A população de Kinshasa, capital da República Democrática do Congo, deverá ser a primeira a ser vacinada contra a febre amarela com uma dose fracionada de vacina, usando 20% da atual. A medida seria adotada em outubro, baseada em estudo realizado por Bio-Manguinhos em 2009.

Em 21 de julho, a OMS divulgou os dados mais recentes acerca da epidemia de febre amarela que já causou 117 óbitos confirmados em laboratório em Angola e outros 85 pendentes de confirmação no Congo. A administração da vacina da febre amarela com um quinto da dose normal, para controlar surtos, foi validada pelo Grupo Consultivo Estratégico de Peritos da OMS (SAGE) em Vacinação. No dia anterior, havia anunciado a nova medida, através de position paper de seu Secretariado.

“Se uma dose habitual é de 0,5 ml, pode-se aplicar uma dose de 0,1 ml, cinco vezes menor, e ela ainda é eficaz. Isso foi verificado em estudo de dose-resposta que nós fizemos com adultos por demanda do dr. Akira (Akira Homma)”, afirma o assessor científico sênior de Bio-Manguinhos, Reinaldo de Menezes.

 

Documento ONU

Documento do Secretariado da OMS que acolhe estudo de Bio-manguinhos. Imagem: Reprodução

 

Publicada em 2013, a pesquisa teve seu trabalho de campo executado em 2009-2010, período em que havia escassez de vacina. “Em fins de 2008 houve aumento da atividade de febre amarela no Planalto Central, principalmente em Brasília, e viu-se que havia macacos que tinham ido a óbito e estavam infectados por febre amarela. Foi uma correria até os postos de vacinação”, lembra Reinaldo.

Seguindo ele, desde então se sabe que a vacina de Bio-Manguinhos ainda era eficaz com uma dose 60 vezes menor que a da vacina usual. “Verificamos isso através de pesquisa clínica, 30 dias e também 10 meses depois da aplicação da vacina”, afirma.

Segundo o assessor sênior, a pesquisa foi feita com homens adultos jovens. Foram 749 voluntários analisados, com proteção “muito boa, acima de 90%”. Para implementar a estratégia, seria necessário apenas adequar as seringas. “Existe seringa de 1ml que é fracionada em 10 partes de 0,1 ml. Dessa forma a vacinação pode ser feita. Um frasco de 5 doses na verdade servirá a 25 pessoas”, explica Reinaldo.

De acordo com ele, para propor o uso de uma dose menor seria necessário fazer uma nova pesquisa clínica em crianças, já que estudos no Brasil, com crianças de 9 a 10 meses de idade, indicam que a proteção na dosagem atual fica entre 80% e 85%, abaixo da verificada em adultos. “Ainda não sabemos se a dose baixa é eficaz nessa faixa etária”, ressalta ele.

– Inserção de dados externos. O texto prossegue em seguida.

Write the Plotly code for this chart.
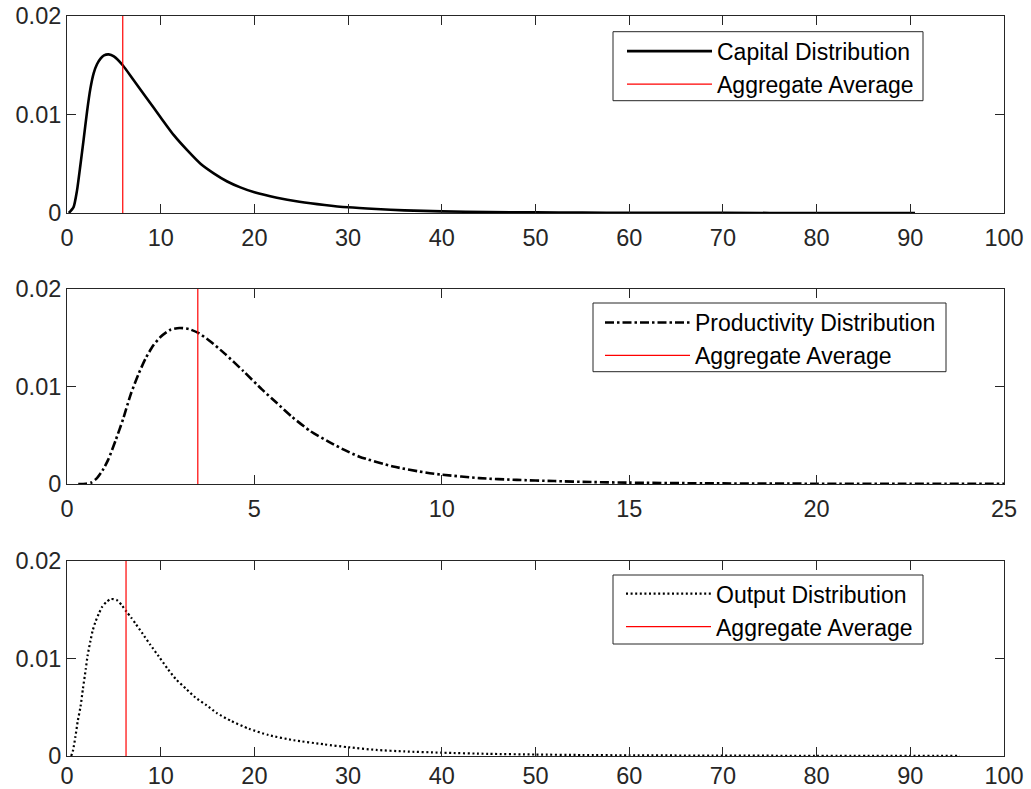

E Bio-Manguinhos já se organiza para isto. “Acabamos de estabelecer dois protocolos, o primeiro para fazer estudo em crianças, e o segundo para chamar os participantes da pesquisa de 2009-2010 e analisar como eles se encontram hoje. Esses documentos  já foram enviados para a OMS, e esperamos que eles possam colaborar conosco nos enviando os recursos necessários”, afirma o assessor.

Segundo Reinaldo, a decisão da OMS foi motivada por uma publicação na revista Lancet, baseada no estudo de Bio. “Há poucos meses perguntei primeiramente entre os colegas da Fiocruz, ao saber da epidemia na África e da falta de vacina para controlá-la: por que não aplicar uma dose menor? Eu sabia, pelo estudo que nós havíamos feito aqui, que uma dose menor é eficaz. No grupo de discussão que a OMS criou para resolver o problema da epidemia, a OMS estava estudando a diluição da vacina. Eu propus aplicar a vacina fracionada, ao invés de diluída, pois dessa forma não há nenhuma manipulação da vacina. Esse grupo gostou da ideia e publicou o artigo na revista Lancet”, lembra.

Leia o artigo publicado na Lancet

A medida, que valeria apenas durante surtos e epidemias, sem alterar a vacinação de rotina, será algo cada vez mais presente, aposta o assessor. “A área da febre amarela está expandindo por causa de aquecimento global e do aumento da circulação de pessoas. Esses dois fatores indicam que mais pessoas precisarão ser vacinadas. Eu não sei como esse vírus ainda não se instalou na Ásia. É urgente aumentar a produção e oferta de vacina para febre amarela”, reforça Reinaldo.